By Arun Bhattacharjee
Asia TimesOctober 15, 2003
The Indian government's decision to remove the cap on foreign direct investment signals a major step forward in economic reform after years of hesitation. It follows a recommendation by a parliamentary joint committee to the Reserve Bank of India, the country's central bank, which also urged reform of foreign exchange regulations to permit Indian companies going transnational to buy hi-tech companies overseas. Why not? With foreign investors seeking key Indian stocks and the share market index benchmark shooting up by 50.9 percent against New York's 27.48 percent, Hong Kong's 32.77 and London's 30.57, India feels it is time to go global.
Strong industrial performance and a good monsoon led to the expectation of a buoyant economy and a government forecast for 6 percent growth. Research by the Economic Times Intelligence Group reveals that more than 100 companies posted a price to earning ratio of 100 and those are among the top performers. Performance of another 1000 companies was found to be equally as good.
Another survey shows that net profit by 3,150 companies increased by 76 percent in fiscal 2003 over 2002. While other incomes of these companies increased by only 8.25 percent to US$4.48 billion, net profit off other income increased from $6.299 billion to $11.09 billion over the 2002 financial year.
Many feel this euphoria may not last long as the budget deficit, more than 5.6 percent of gross domestic product, and almost equal to projected economic growth, could upset the government's calculations. The other worry, voiced by the opposition, concerns the selling of government-held industry units.
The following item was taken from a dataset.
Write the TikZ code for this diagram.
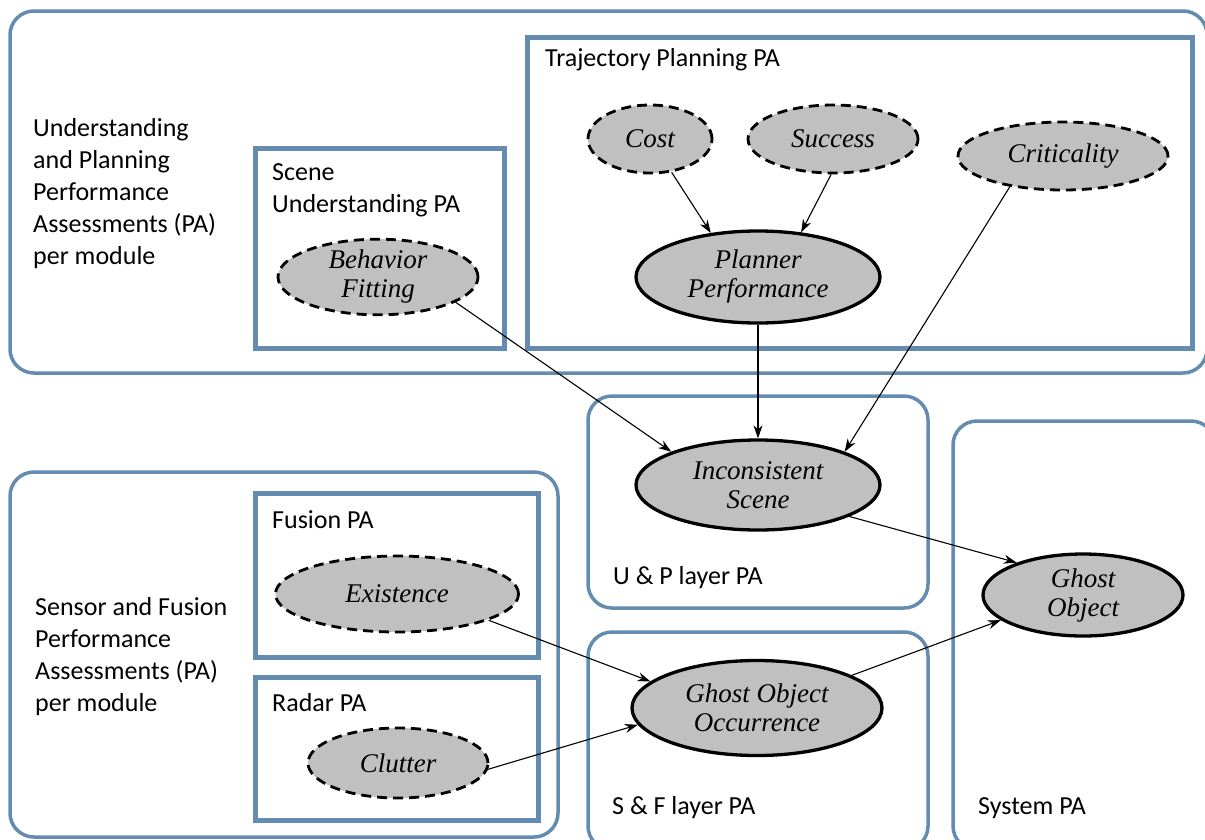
\documentclass[tikz,border=0pt]{standalone}
\usepackage{fontspec}
\setmainfont{Liberation Serif}
\newfontfamily\labelfont{Carlito}
\usetikzlibrary{shapes.geometric,arrows.meta}
\definecolor{frameblue}{RGB}{100,140,176}
\definecolor{nodegrey}{RGB}{192,192,192}

\begin{document}
\begin{tikzpicture}[x=1pt,y=-1pt,
  layerbox/.style={draw=frameblue, line width=3.5pt, rounded corners=24pt},
  modbox/.style={draw=frameblue, line width=5pt},
  lbl/.style={font=\labelfont\fontsize{26}{32}\selectfont, anchor=west, align=left, inner sep=0pt},
  var/.style={ellipse, fill=nodegrey, draw=black, inner sep=0pt, align=center,
              font=\itshape\fontsize{27}{29}\selectfont},
  latent/.style={var, line width=2.8pt, dash pattern=on 10pt off 6pt},
  observed/.style={var, line width=3.3pt},
  link/.style={-{Stealth[length=13pt,width=9pt]}, line width=1.1pt}
]
\useasboundingbox (0,0) rectangle (1205,839);

% layer and module frames
\draw[layerbox] (10,11) rectangle (1207,373);
\draw[modbox] (527,37) rectangle (1192,348);
\draw[modbox] (255,148) rectangle (504,348);
\draw[layerbox] (588,396) rectangle (928,608);
\draw[layerbox] (588,632) rectangle (928,850);
\draw[layerbox] (953,421) rectangle (1215,850);
\draw[layerbox] (10,472) rectangle (558,837);
\draw[modbox] (255,493) rectangle (538,657);
\draw[modbox] (255,677) rectangle (538,820);

% frame labels
\node[lbl] (uplbl) at (33,194) {Understanding\\and Planning\\Performance\\Assessments (PA)\\per module};
\node[lbl] (trajlbl) at (545,60) {Trajectory Planning PA};
\node[lbl] (scenelbl) at (272,190) {Scene\\Understanding PA};
\node[lbl] (uplayer) at (613,578) {U \& P layer PA};
\node[lbl] (sflayer) at (612,808) {S \& F layer PA};
\node[lbl] (syslbl) at (978,808) {System PA};
\node[lbl] (sflbl) at (35,657) {Sensor and Fusion\\Performance\\Assessments (PA)\\per module};
\node[lbl] (fuslbl) at (272,520) {Fusion PA};
\node[lbl] (radlbl) at (272,703) {Radar PA};

% variables
\node[latent, minimum width=124pt, minimum height=68pt] (cost) at (650,139) {Cost};
\node[latent, minimum width=170pt, minimum height=68pt] (succ) at (833,139) {Success};
\node[latent, minimum width=210pt, minimum height=68pt] (crit) at (1063,156) {Criticality};
\node[observed, minimum width=244pt, minimum height=92pt] (plan) at (758,277) {Planner\\Performance};
\node[latent, minimum width=200pt, minimum height=72pt] (beh) at (378,277) {Behavior\\Fitting};
\node[observed, minimum width=244pt, minimum height=90pt] (inc) at (758,485) {Inconsistent\\Scene};
\node[observed, minimum width=200pt, minimum height=82pt] (ghost) at (1083,595) {Ghost\\Object};
\node[observed, minimum width=250pt, minimum height=95pt] (goo) at (757,708) {Ghost Object\\Occurrence};
\node[latent, minimum width=243pt, minimum height=76pt] (exist) at (397,594) {Existence};
\node[latent, minimum width=180pt, minimum height=70pt] (clut) at (398,763) {Clutter};

% dependencies
\draw[link] (cost.-57) -- (plan.137);
\draw[link] (succ.-93) -- (plan.46);
\draw[link] (beh.-18) -- (inc.159);
\draw[link] (plan) -- (inc);
\draw[link] (crit.-150) -- (inc.21);
\draw[link] (inc.-19) -- (ghost.154);
\draw[link] (exist.-16) -- (goo.166);
\draw[link] (clut.-4) -- (goo.-172);
\draw[link] (goo.19) -- (ghost.-163);
\end{tikzpicture}
\end{document}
They feel government is using the huge earnings from the equity sale to Indian and foreign investors of public sector units to meet the budget deficit without using the income for infrastructure development and social investment.
The new investment-policy draft, to be placed before the parliament after state elections, prescribes 76 percent foreign equity in almost all sectors except for cement. Even the controversial cap on investment in the media is being removed to fall in with the general policy. Economists here point out that Indian capital market buoyancy picked up since mid-March this year. The poor performance of the last three years was due to a lack of economic stimulus, as foreign investors shunned it partly because of the global economic downturn, and in absence of proper regulatory measures to control a capital market that suffered from major manipulations and inside trading scandals.
Government officials forecast 6 percent growth for the current financial year, "which may even reach 8 percent." This is supported by private investors, who are confident that 7.5 percent growth is possible but warn that rising debt could cap growth at 5 percent unless the government takes into account the impact of interest payments. The other hurdle, the cap on foreign investment in capital markets and industry, will be addressed by the new investment policy.
Several factors are expected to help economic growth. Among those is the equal treatment of foreign as well as nonresident Indians and their overseas companies investing in India. Favorable forecasts and certifications by independent global consultants such as A T Kearney, and by the World Bank have raised investor confidence. Kearney's Foreign Direct Investment (FDI) chart moved India to sixth place from last year's 15th. Another survey shows that a fifth of global executives say India's investment outlook improved last year, with British and US private investors ranking India the third most attractive FDI destination, although Canadian investors consider India as the fourth desired. The fast growth of the service sector, particularly telecommunications and information technology, has made India equally attractive to service sector investors as the fourth desired destination.
Unfavorable factors are delay in tax reform, political pressure against the privatization of government-owned monoliths and the slowdown in the country's ability to transform its offshore attraction into large FDI inflow. At a recent speech to the Indian industry associations, Finance Minister Jaswant Singh assured that tax reform is on its way. The recent Supreme Court decision on the removal of double taxation on investment from Mauritius and a clear directive against shadow companies of Indian origin in that country has removed a lot of shady areas that existed on the tax front.
One major worry will be fiscal debt and rising inflation, which has already reached 5 percent, equal to the savings interest rate. Unless the government can restore primary investor confidence in the capital market, real and stable growth is not likely, as current capital market growth is fueled mostly by foreign portfolio investment. Many feel that interest rate cuts on non-resident Indian deposits, of which India is flush with nearly $89 billion (as of Oct 1), will divert deposits to India's offshore bond market such as in Tokyo, Bahrain, Nassau and the recently opened offshore facilities in Mumbai. Un-hedged deposits by non-resident Indians earn today around 2.31 percent; with exchange risk covered, the deposits yield only around 1.3 percent compared to the debt fund return of around 5 to 6 percent for liquid short-term fund and around 7 percent for long-term deposits.
The government's economic advisor Ashok Lahiri, is willing to revise the earlier estimate of 5.6 percent growth by the former Reserve Bank Governor, Bimal Jalan. He says that the good monsoon and other economic indicators mean growth could be as strong as 8 percent. The major concern is the decline in export earnings. Instead of 12 percent, first-quarter growth was only 9 percent or only $22.5 billion. Imports during the same period reached $ 28.54 billion, which reflects a much higher trade deficit by year-end. Government economists are optimistic that higher imports will drive industry sector and growth, which is far better than industrial and economic stagnation.